If a task fails, the subsequent tasks within the job will not be executed. The following is an example of job status in which each task fails by 10% change.

| job          | task1   | task2   | task3   |
|--------------|---------|---------|---------|
| dataset_0001 | o       | o       | o       |
| dataset_0002 | o       | x       | -       |
| dataset_0003 | x       | -       | -       |
| dataset_0004 | x       | -       | -       |
| dataset_0005 | o       | o       | o       |
| dataset_0006 | o       | o       | o       |
| dataset_0007 | o       | x       | -       |
| dataset_0008 | o       | o       | o       |
| dataset_0009 | o       | o       | x       |
| dataset_0010 | o       | o       | o       |
| dataset_0011 | o       | o       | o       |
| dataset_0012 | o       | o       | o       |
| dataset_0013 | o       | x       | -       |
| dataset_0014 | o       | o       | o       |
| dataset_0015 | o       | o       | o       |
| dataset_0016 | o       | o       | o       |
| dataset_0017 | o       | o       | o       |
| dataset_0018 | o       | o       | o       |
| dataset_0019 | o       | o       | o       |
| dataset_0020 | o       | o       | o       |

There, the jobs of dataset_0003 and dataset_0004 failed at task1, and the subsequent task2 and task3 were not executed.

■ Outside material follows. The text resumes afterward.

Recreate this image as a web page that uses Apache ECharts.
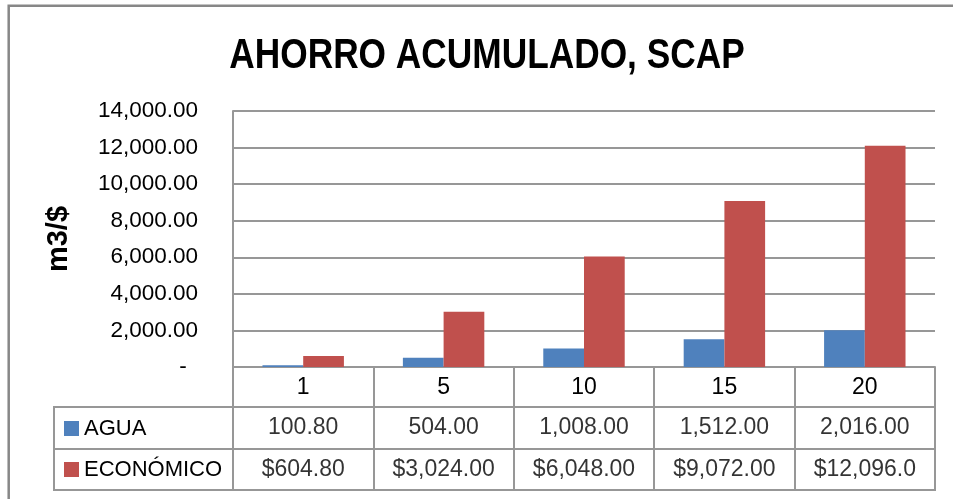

The other jobs were successful at task1, and proceeded to task2. In this way, each job is executed independently of other jobs.

Users can rerun the failed tasks by submitting the batch job with the retry option. For SLURM job scheduler (e.g. used in ISSP system B), resubmit the job as follows:

$ sbatch job.sh --retry list.dat

For PBS job scheduler (e.g. used in ISSP system C), edit the job script so that the line retry=0 is replaced by retry=1, and resubmit the job.

| job          | task1   | task2   | task3   |
|--------------|---------|---------|---------|
| dataset_0001 | o       | o       | o       |
| dataset_0002 | o       | o       | x       |
| dataset_0003 | o       | x       | -       |
| dataset_0004 | o       | o       | o       |
| dataset_0005 | o       | o       | o       |
| dataset_0006 | o       | o       | o       |
| dataset_0007 | o       | o       | o       |
| dataset_0008 | o       | o       | o       |
| dataset_0009 | o       | o       | o       |
| dataset_0010 | o       | o       | o       |
| dataset_0011 | o       | o       | o       |
| dataset_0012 | o       | o       | o       |
| dataset_0013 | o       | o       | o       |
| dataset_0014 | o       | o       | o       |
| dataset_0015 | o       | o       | o       |
| dataset_0016 | o       | o       | o       |
| dataset_0017 | o       | o       | o       |
| dataset_0018 | o       | o       | o       |
| dataset_0019 | o       | o       | o       |
| dataset_0020 | o       | o       | o       |

The tasks that have failed will be executed in the second run. In the above example, the task1 for dataset_0003 was successful, but the task2 failed. For dataset_0004, task1, task2, and task3 were successfully executed. For the jobs of datasets whose tasks have already finished successfully, the second run will not do anything.

N.B. the list file must not be modified on the rerun. The jobs are managed according to the order of entries in the list file, and therefore, if the order is changed, the jobs will not be executed properly.